(Rows from a dataset of charts and code)
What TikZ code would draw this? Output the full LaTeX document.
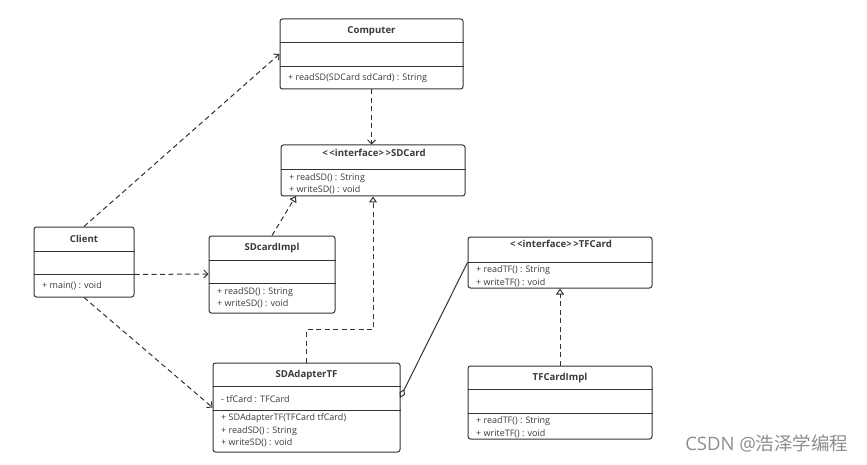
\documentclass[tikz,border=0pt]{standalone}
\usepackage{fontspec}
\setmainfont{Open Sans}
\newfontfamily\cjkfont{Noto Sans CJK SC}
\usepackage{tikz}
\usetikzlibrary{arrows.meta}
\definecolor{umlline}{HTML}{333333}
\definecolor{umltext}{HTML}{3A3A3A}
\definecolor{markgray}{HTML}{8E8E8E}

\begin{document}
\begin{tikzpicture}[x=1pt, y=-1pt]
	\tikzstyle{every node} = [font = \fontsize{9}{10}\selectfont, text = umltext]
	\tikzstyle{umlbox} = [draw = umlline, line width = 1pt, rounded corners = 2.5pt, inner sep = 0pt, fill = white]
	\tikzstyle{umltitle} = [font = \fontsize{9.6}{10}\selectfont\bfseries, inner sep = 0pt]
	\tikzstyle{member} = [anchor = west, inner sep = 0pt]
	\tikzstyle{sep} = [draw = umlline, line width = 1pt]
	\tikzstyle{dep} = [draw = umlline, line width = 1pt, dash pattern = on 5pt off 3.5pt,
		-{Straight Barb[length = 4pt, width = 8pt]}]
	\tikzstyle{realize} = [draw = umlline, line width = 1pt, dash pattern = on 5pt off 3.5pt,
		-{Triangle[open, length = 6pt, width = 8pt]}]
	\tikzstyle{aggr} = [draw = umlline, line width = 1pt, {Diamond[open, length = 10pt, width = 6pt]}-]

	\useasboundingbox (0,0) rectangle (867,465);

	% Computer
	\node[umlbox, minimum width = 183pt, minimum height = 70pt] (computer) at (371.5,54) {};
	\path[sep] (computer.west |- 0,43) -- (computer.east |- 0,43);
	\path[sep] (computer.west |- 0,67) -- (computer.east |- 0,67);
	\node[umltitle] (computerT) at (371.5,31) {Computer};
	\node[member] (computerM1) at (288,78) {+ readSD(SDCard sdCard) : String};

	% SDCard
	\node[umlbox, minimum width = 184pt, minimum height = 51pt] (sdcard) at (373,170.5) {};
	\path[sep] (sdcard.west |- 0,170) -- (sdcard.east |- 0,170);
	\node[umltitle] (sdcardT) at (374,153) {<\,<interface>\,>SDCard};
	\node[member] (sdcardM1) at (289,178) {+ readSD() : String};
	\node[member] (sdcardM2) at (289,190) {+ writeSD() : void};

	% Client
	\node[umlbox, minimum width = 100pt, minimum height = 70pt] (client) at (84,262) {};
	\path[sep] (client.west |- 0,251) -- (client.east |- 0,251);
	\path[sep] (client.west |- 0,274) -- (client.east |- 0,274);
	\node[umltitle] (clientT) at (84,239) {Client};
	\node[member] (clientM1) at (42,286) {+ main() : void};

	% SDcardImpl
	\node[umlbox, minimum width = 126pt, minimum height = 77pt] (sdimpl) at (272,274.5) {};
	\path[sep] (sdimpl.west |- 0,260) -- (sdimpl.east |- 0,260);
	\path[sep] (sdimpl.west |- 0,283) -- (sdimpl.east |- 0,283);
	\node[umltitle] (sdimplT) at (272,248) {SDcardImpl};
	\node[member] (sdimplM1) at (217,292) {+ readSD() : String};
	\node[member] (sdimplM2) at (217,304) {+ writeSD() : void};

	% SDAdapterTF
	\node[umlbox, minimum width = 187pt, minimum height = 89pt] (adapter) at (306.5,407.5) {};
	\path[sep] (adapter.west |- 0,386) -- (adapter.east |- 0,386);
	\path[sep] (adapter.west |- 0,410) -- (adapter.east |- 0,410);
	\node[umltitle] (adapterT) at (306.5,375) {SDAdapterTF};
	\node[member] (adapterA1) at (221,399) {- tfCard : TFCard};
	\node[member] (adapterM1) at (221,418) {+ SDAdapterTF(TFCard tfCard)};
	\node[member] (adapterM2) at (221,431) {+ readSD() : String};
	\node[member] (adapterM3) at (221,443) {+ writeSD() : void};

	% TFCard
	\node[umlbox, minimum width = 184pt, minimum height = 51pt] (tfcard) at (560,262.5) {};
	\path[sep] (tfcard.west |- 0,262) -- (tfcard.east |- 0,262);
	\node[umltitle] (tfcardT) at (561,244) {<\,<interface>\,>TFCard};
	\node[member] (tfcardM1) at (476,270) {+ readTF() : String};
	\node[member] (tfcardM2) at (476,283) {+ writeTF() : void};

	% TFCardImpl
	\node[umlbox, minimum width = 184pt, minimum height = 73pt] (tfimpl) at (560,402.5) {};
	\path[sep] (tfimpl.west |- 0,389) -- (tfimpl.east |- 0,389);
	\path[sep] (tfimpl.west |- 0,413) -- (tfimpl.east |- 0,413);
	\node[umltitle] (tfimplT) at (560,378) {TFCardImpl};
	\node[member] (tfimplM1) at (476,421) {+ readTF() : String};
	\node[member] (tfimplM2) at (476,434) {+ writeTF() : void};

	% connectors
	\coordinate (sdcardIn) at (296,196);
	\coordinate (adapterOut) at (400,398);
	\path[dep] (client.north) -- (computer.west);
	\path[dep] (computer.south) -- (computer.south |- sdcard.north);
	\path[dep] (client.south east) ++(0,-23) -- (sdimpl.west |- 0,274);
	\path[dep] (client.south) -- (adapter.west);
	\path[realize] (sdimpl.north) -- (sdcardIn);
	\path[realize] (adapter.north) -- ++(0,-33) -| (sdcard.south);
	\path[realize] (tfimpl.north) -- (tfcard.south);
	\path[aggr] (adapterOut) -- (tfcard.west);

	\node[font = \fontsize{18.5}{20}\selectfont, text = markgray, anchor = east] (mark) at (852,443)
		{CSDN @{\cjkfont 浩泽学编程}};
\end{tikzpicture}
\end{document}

--

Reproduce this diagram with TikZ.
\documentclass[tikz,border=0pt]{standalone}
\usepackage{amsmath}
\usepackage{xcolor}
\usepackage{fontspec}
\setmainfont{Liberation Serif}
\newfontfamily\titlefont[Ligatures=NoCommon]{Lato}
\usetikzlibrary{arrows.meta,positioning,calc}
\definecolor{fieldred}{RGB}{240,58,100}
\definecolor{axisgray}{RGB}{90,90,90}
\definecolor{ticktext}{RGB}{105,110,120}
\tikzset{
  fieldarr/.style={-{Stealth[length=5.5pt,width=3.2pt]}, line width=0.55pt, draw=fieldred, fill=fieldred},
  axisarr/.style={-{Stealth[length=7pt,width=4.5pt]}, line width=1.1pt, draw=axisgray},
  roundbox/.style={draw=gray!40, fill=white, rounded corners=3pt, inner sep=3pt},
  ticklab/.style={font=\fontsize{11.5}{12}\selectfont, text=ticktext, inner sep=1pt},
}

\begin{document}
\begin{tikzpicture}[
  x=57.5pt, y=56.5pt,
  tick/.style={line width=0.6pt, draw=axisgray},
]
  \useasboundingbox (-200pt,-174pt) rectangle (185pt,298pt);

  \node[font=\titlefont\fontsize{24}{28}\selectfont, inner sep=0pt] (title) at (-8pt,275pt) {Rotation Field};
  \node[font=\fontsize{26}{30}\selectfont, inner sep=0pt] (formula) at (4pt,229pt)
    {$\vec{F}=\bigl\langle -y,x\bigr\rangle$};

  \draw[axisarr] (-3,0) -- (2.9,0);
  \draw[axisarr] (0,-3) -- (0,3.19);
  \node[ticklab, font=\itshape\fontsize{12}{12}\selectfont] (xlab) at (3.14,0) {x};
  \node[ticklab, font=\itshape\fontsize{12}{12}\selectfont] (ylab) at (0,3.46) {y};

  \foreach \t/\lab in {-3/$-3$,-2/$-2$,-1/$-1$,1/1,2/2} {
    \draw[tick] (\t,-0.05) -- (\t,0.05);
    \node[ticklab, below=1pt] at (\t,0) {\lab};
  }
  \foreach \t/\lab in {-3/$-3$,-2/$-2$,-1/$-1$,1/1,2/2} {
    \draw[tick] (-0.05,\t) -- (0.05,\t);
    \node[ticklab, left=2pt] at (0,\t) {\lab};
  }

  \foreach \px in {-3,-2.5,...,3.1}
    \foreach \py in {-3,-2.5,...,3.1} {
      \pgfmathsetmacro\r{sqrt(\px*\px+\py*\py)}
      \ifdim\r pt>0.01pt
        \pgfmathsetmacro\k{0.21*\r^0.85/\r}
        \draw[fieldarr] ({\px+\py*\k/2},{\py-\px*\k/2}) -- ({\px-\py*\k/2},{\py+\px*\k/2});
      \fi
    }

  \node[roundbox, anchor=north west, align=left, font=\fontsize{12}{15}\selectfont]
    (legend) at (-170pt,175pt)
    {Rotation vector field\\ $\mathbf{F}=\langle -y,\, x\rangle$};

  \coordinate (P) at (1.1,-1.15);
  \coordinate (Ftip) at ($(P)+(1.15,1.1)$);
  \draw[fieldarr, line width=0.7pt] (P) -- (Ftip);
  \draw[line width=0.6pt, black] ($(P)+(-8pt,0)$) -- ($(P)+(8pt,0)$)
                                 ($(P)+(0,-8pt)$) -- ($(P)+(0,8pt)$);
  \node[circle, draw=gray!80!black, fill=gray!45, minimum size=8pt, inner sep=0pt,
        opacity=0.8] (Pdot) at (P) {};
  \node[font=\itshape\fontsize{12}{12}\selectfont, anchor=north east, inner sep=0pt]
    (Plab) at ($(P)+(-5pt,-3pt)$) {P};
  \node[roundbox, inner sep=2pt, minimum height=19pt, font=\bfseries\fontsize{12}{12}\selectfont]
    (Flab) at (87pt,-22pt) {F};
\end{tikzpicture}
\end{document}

==

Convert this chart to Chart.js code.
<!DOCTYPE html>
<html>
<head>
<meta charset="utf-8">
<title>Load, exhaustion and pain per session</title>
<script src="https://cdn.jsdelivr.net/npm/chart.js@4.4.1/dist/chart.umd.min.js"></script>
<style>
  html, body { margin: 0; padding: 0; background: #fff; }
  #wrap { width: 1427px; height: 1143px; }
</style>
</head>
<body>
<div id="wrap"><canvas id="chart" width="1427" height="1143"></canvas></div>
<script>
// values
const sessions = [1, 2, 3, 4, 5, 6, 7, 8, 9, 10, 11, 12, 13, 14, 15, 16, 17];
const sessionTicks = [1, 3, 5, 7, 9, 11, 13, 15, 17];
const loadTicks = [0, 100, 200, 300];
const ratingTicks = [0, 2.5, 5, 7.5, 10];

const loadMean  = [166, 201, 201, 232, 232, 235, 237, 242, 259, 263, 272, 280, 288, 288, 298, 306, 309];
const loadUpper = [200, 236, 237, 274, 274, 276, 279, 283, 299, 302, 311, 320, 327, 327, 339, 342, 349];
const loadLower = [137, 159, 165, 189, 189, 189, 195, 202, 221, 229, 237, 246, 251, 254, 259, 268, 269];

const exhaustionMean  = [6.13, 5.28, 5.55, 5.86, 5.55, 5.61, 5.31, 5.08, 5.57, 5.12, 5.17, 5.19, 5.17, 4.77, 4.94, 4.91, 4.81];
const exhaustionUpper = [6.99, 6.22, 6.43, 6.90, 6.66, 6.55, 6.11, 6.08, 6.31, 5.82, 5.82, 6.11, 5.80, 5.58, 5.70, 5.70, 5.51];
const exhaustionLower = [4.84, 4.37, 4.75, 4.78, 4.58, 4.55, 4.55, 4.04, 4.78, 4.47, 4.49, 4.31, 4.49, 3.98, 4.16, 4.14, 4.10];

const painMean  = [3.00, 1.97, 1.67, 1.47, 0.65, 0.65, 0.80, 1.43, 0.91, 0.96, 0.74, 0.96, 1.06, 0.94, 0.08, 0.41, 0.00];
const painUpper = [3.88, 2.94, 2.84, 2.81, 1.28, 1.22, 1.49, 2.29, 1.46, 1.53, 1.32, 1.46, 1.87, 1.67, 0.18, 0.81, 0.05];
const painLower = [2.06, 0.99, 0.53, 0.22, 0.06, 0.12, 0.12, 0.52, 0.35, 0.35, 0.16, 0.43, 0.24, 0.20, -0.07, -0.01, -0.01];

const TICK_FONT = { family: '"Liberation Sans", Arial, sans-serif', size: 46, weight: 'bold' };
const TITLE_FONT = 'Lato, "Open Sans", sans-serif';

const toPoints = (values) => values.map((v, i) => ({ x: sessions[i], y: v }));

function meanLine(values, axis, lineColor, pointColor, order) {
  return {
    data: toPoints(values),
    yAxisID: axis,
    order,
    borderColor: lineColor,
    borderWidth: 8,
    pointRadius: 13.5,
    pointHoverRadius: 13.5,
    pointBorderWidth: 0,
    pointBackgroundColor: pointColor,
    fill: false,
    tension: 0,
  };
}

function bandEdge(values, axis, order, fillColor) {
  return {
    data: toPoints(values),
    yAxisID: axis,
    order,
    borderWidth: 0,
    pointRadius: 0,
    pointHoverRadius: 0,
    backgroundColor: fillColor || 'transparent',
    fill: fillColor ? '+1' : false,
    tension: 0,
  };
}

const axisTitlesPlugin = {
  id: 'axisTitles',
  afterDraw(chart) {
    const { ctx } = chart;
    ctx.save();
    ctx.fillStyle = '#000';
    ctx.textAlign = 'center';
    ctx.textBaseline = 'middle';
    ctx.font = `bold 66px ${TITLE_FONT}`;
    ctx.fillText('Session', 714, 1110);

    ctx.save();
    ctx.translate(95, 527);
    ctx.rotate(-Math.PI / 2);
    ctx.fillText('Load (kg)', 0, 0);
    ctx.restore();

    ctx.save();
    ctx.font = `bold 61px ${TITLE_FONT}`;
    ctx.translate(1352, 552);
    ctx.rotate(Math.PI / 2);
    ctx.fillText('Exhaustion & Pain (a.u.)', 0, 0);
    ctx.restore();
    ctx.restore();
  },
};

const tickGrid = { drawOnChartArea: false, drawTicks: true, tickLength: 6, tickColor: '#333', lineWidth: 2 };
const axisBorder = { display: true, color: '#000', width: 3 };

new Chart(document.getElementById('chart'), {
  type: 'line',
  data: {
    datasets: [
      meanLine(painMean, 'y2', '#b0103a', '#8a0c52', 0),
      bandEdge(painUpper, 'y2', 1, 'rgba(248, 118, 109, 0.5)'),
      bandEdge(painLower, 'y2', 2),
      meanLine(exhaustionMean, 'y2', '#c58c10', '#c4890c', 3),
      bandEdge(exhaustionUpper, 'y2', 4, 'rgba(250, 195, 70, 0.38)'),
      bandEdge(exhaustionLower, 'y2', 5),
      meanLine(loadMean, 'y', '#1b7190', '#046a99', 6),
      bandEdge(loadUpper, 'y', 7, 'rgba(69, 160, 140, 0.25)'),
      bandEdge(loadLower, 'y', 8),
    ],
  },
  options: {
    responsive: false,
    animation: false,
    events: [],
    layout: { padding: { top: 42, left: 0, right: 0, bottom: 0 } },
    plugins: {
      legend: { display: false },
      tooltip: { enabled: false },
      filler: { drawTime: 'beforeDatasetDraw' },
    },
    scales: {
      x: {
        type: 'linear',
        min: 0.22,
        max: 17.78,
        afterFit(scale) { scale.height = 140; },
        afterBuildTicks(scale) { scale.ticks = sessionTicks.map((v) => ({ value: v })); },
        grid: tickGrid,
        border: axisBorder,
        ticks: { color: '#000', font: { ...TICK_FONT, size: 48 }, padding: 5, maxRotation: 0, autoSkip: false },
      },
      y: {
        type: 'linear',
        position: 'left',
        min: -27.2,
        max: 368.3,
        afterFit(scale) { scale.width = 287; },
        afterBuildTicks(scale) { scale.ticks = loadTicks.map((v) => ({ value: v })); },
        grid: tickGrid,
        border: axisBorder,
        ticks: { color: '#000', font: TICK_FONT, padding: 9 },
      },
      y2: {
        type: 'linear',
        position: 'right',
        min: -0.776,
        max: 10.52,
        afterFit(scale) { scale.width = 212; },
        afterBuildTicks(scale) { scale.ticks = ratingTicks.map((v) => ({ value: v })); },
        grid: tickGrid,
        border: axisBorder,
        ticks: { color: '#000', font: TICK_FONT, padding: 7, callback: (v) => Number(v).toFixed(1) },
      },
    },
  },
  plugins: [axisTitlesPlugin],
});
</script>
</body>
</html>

TASK REQUIREMENTS:
Copy exactly the stretch of lines from the one containing "What TikZ code" through the one containing "(0,0) rectangle (867,465);", both included. Leave out any pictures.

EXERCISE ANSWER:
What TikZ code would draw this? Output the full LaTeX document.
\documentclass[tikz,border=0pt]{standalone}
\usepackage{fontspec}
\setmainfont{Open Sans}
\newfontfamily\cjkfont{Noto Sans CJK SC}
\usepackage{tikz}
\usetikzlibrary{arrows.meta}
\definecolor{umlline}{HTML}{333333}
\definecolor{umltext}{HTML}{3A3A3A}
\definecolor{markgray}{HTML}{8E8E8E}

\begin{document}
\begin{tikzpicture}[x=1pt, y=-1pt]
	\tikzstyle{every node} = [font = \fontsize{9}{10}\selectfont, text = umltext]
	\tikzstyle{umlbox} = [draw = umlline, line width = 1pt, rounded corners = 2.5pt, inner sep = 0pt, fill = white]
	\tikzstyle{umltitle} = [font = \fontsize{9.6}{10}\selectfont\bfseries, inner sep = 0pt]
	\tikzstyle{member} = [anchor = west, inner sep = 0pt]
	\tikzstyle{sep} = [draw = umlline, line width = 1pt]
	\tikzstyle{dep} = [draw = umlline, line width = 1pt, dash pattern = on 5pt off 3.5pt,
		-{Straight Barb[length = 4pt, width = 8pt]}]
	\tikzstyle{realize} = [draw = umlline, line width = 1pt, dash pattern = on 5pt off 3.5pt,
		-{Triangle[open, length = 6pt, width = 8pt]}]
	\tikzstyle{aggr} = [draw = umlline, line width = 1pt, {Diamond[open, length = 10pt, width = 6pt]}-]

	\useasboundingbox (0,0) rectangle (867,465);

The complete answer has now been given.